A ce propos, rappelons qu’il y a encore un an, les places financières de Francfort, Londres ou Paris se livraient ouvertement bataille, avec l’appui de leur gouvernement respectif. Dans chaque pays, la défense de l’industrie financière était un enjeu prioritaire. Cela passait même, dans certains cas, par du dumping règlementaire ou fiscal. Souvenons-nous qu’en France, on se désolait du fait que la Place de Paris ne puisse offrir des salaires suffisamment attractifs ! Depuis, la tonalité a radicalement changé : clairement, aujourd’hui, il ne fait pas bon appeler au développement de cette industrie financière. Pour autant, les chefs d’Etat et de gouvernement n’ont pas oublié que la finance représente en moyenne 3,5 % de l’emploi total dans les pays de l’UE, ni que les places financières de Francfort, Londres ou Paris contribuent directement jusqu’à 10 % de la richesse créée chaque année dans leur région respective. Dans ces conditions, difficile de coopérer pleinement : le malheur des uns fait parfois le bonheur des autres…
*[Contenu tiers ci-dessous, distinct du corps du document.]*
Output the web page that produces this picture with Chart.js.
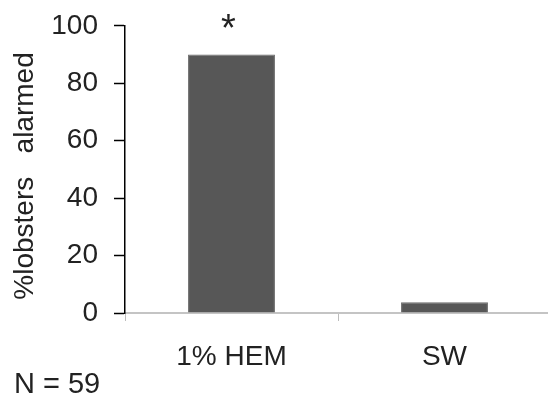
<!DOCTYPE html>
<html>
<head>
<meta charset="utf-8">
<script src="https://cdn.jsdelivr.net/npm/chart.js@4/dist/chart.umd.min.js"></script>
<style>
  html, body { margin: 0; padding: 0; background: #fff; overflow: hidden; }
  #wrap { width: 552px; height: 402px; }
</style>
</head>
<body>
<div id="wrap"><canvas id="lobsterChart" width="552" height="402"></canvas></div>
<script>
// data
const categories = ["1% HEM", "SW"];
const pctAlarmed = [90, 3.7];
const yTicks = [0, 20, 40, 60, 80, 100];
const yTitle = "%lobsters   alarmed";
const sampleNote = "N = 59";
const sigMarks = ["*", ""];

const textColor = "#222222";
const fontFamily = "'Liberation Sans', Arial, sans-serif";

// extra text: y title, N note, asterisk
const annotations = {
    id: "annotations",
    afterDraw(chart) {
        const ctx = chart.ctx;
        const xs = chart.scales.x;
        const ys = chart.scales.y;
        ctx.save();
        ctx.fillStyle = textColor;

        // rotated y title
        ctx.font = "28px " + fontFamily;
        ctx.translate(33, 176);
        ctx.rotate(-Math.PI / 2);
        ctx.textAlign = "center";
        ctx.textBaseline = "alphabetic";
        ctx.fillText(yTitle, 0, 0);
        ctx.setTransform(1, 0, 0, 1, 0, 0);

        // N note
        ctx.font = "29px " + fontFamily;
        ctx.textAlign = "left";
        ctx.fillText(sampleNote, 14, 393);

        // significance marks
        ctx.font = "38px " + fontFamily;
        ctx.textAlign = "center";
        sigMarks.forEach((m, i) => {
            if (!m) return;
            const x = xs.getPixelForValue(i) - 3;
            const y = ys.getPixelForValue(pctAlarmed[i]) - 14;
            ctx.fillText(m, x, y);
        });
        ctx.restore();
    }
};

let ctx1 = document.getElementById("lobsterChart");
let myChart = new Chart(ctx1, {
    type: "bar",
    data: {
        labels: categories,
        datasets: [
            {
                data: pctAlarmed,
                backgroundColor: "#575757",
                borderColor: "#6a6a6a",
                borderWidth: 1,
                barPercentage: 0.408,
                categoryPercentage: 1,
            },
        ],
    },
    options: {
        responsive: false,
        animation: false,
        events: [],
        layout: {
            padding: { top: 25, right: 1, left: 0, bottom: 0 },
        },
        plugins: {
            legend: { display: false },
            tooltip: { enabled: false },
        },
        scales: {
            x: {
                grid: {
                    offset: true,
                    drawOnChartArea: false,
                    tickLength: 8,
                    tickColor: "#bdbdbd",
                    tickWidth: 1,
                },
                border: { color: "#c4c4c4", width: 2 },
                ticks: {
                    color: textColor,
                    font: { size: 28, family: fontFamily },
                    padding: 19,
                    maxRotation: 0,
                },
                afterFit: (scale) => { scale.height = 89; },
            },
            y: {
                min: 0,
                max: 100,
                afterBuildTicks: (scale) => {
                    scale.ticks = yTicks.map((v) => ({ value: v }));
                },
                grid: {
                    drawOnChartArea: false,
                    tickLength: 11,
                    tickColor: "#000000",
                    tickWidth: 1.5,
                },
                border: { color: "#000000", width: 1.5 },
                ticks: {
                    color: textColor,
                    font: { size: 28, family: fontFamily, lineHeight: 0.7 },
                    padding: 16,
                },
                afterFit: (scale) => { scale.width = 125; },
            },
        },
    },
    plugins: [annotations],
});
</script>
</body>
</html>
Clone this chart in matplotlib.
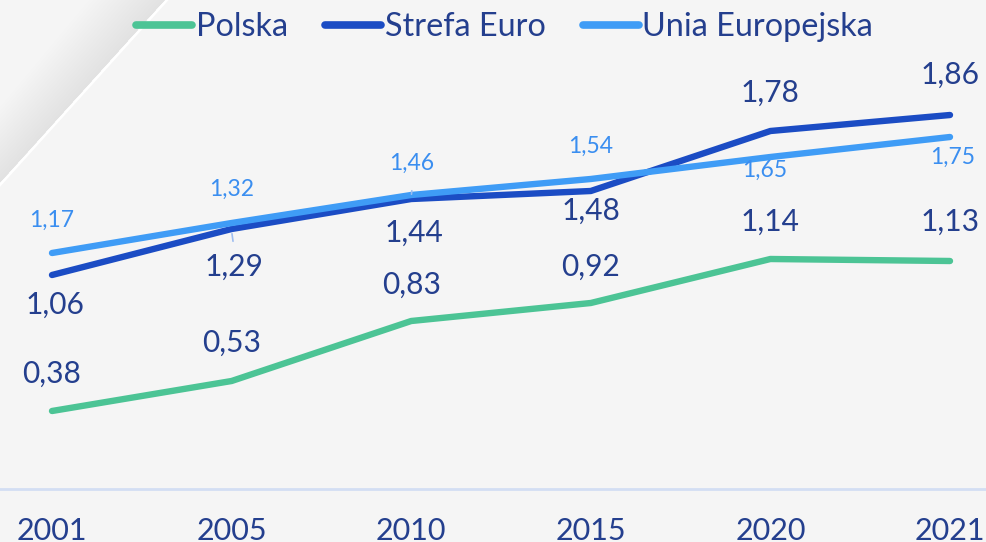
import matplotlib
matplotlib.use("Agg")
import matplotlib.pyplot as plt
import numpy as np
from matplotlib.lines import Line2D
from matplotlib.patches import Polygon

years = ["2001", "2005", "2010", "2015", "2020", "2021"]
polska = [0.38, 0.53, 0.83, 0.92, 1.14, 1.13]
strefa_euro = [1.06, 1.29, 1.44, 1.48, 1.78, 1.86]
unia_eu = [1.17, 1.32, 1.46, 1.54, 1.65, 1.75]
series_names = ["Polska", "Strefa Euro", "Unia Europejska"]

# label offsets in pixels (dx, dy; dy positive = up)
off_pl = [(0, 37), (0, 38), (0, 36), (0, 36), (0, 37), (0, 39)]
off_se = [(3, -30), (2, -38), (3, -34), (0, -20), (0, 38), (0, 40)]
off_ue = [(0, 33), (0, 34), (0, 32), (0, 33), (-6, -13), (3, -20)]

C_PL = "#4cc495"
C_SE = "#1b4cc4"
C_UE = "#3f9cf6"
C_TXT = "#243f8e"
C_TXT_UE = "#3a8ef0"

W, H = 986, 542
fig = plt.figure(figsize=(W / 100, H / 100), dpi=100)
fig.patch.set_facecolor("#f5f5f5")

# background diagonal with soft shadow
def px(x, y):
    return (x / W, 1 - y / H)

x0, y0 = 167, 0
x1, y1 = 0, 185
for i in range(20):
    d = i * 4.0
    poly = Polygon([px(x0 - 2, y0), px(x1, y1 - 2), px(x1, max(y1 - 2 - d, 0)), px(max(x0 - 2 - d, 0), y0)],
                   closed=True, transform=fig.transFigure, facecolor="#a0a0a0",
                   edgecolor="none", alpha=0.003, zorder=0)
    fig.patches.append(poly)
fig.lines.append(Line2D([x0 / W, x1 / W], [1, 1 - y1 / H], transform=fig.transFigure,
                        color="white", lw=1.8, zorder=1))

ax = fig.add_axes([0, 0, 1, 1])
ax.set_facecolor("none")
ax.axis("off")

x0px, step = 52, 179.6
y0px, unit = 487, 200
ax.set_xlim(-x0px / step, (W - x0px) / step)
ax.set_ylim((y0px - H) / unit, y0px / unit)

x = np.arange(len(years))
ax.axhline((y0px - 489) / unit, color="#d3def3", lw=2, zorder=1)

lw = 4.6
ax.plot(x, polska, color=C_PL, lw=lw, solid_capstyle="round", solid_joinstyle="round", zorder=3)
ax.plot(x, unia_eu, color=C_UE, lw=lw, solid_capstyle="round", solid_joinstyle="round", zorder=3)
ax.plot(x, strefa_euro, color=C_SE, lw=lw, solid_capstyle="round", solid_joinstyle="round", zorder=2)

fam = ["Lato", "DejaVu Sans"]

def lab(vals, offs, color, size):
    for i, (v, (dx, dy)) in enumerate(zip(vals, offs)):
        ax.annotate(f"{v:.2f}".replace(".", ","), (x[i], v),
                    xytext=(dx * 0.72, dy * 0.72), textcoords="offset points",
                    ha="center", va="center", color=color, fontsize=size,
                    family=fam, zorder=5)

lab(polska, off_pl, C_TXT, 21.5)
lab(strefa_euro, off_se, C_TXT, 21.5)
lab(unia_eu, off_ue, C_TXT_UE, 16.5)

# small leader lines
ax.annotate("", xy=(x[1], strefa_euro[1] - 0.01), xytext=(x[1] + 0.01, strefa_euro[1] - 0.075),
            arrowprops=dict(arrowstyle="-", color="#9dbdf0", lw=1.2), zorder=4)
ax.annotate("", xy=(x[2], strefa_euro[2] + 0.01), xytext=(x[2] + 0.005, strefa_euro[2] + 0.055),
            arrowprops=dict(arrowstyle="-", color="#9dbdf0", lw=1.2), zorder=4)

for i, yr in enumerate(years):
    ax.text(x[i], (y0px - 540) / unit, yr, ha="center", va="baseline",
            color=C_TXT, fontsize=22, family=fam)

# legend
handles = [Line2D([], [], color=c, lw=5.5, solid_capstyle="round") for c in (C_PL, C_SE, C_UE)]
leg = fig.legend(handles, series_names, loc="center", bbox_to_anchor=(0.512, 0.95),
                 ncol=3, frameon=False, handlelength=1.72, handletextpad=0.12,
                 columnspacing=1.15, borderpad=0, prop={"family": fam, "size": 23.3})
for t in leg.get_texts():
    t.set_color(C_TXT)

fig.savefig("out.png", dpi=100, facecolor=fig.get_facecolor())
On le voit donc avec ce mini-sommet, la concurrence entre les places n’a pas complètement été mise entre parenthèses. En cette période de crise, chaque gouvernement continue de défendre son propre système bancaire et financier. On sait par ailleurs qu’il y a une très forte inertie dans la hiérarchie des places financières. Par exemple, Wall Street a dû longuement patienter avant que la City ne lui cède la première place. En fait, seule une crise majeure peut bouleverser le classement. Il est évidemment trop tôt pour dessiner la géographie financière du XXIe siècle. Mais il est clair que Wall Street a perdu de sa superbe. Cela va-t-il bénéficier à certaines places européennes ? Rien n’est moins sûr. Surtout si les places émergentes d’Asie viennent coiffer tout le monde au poteau.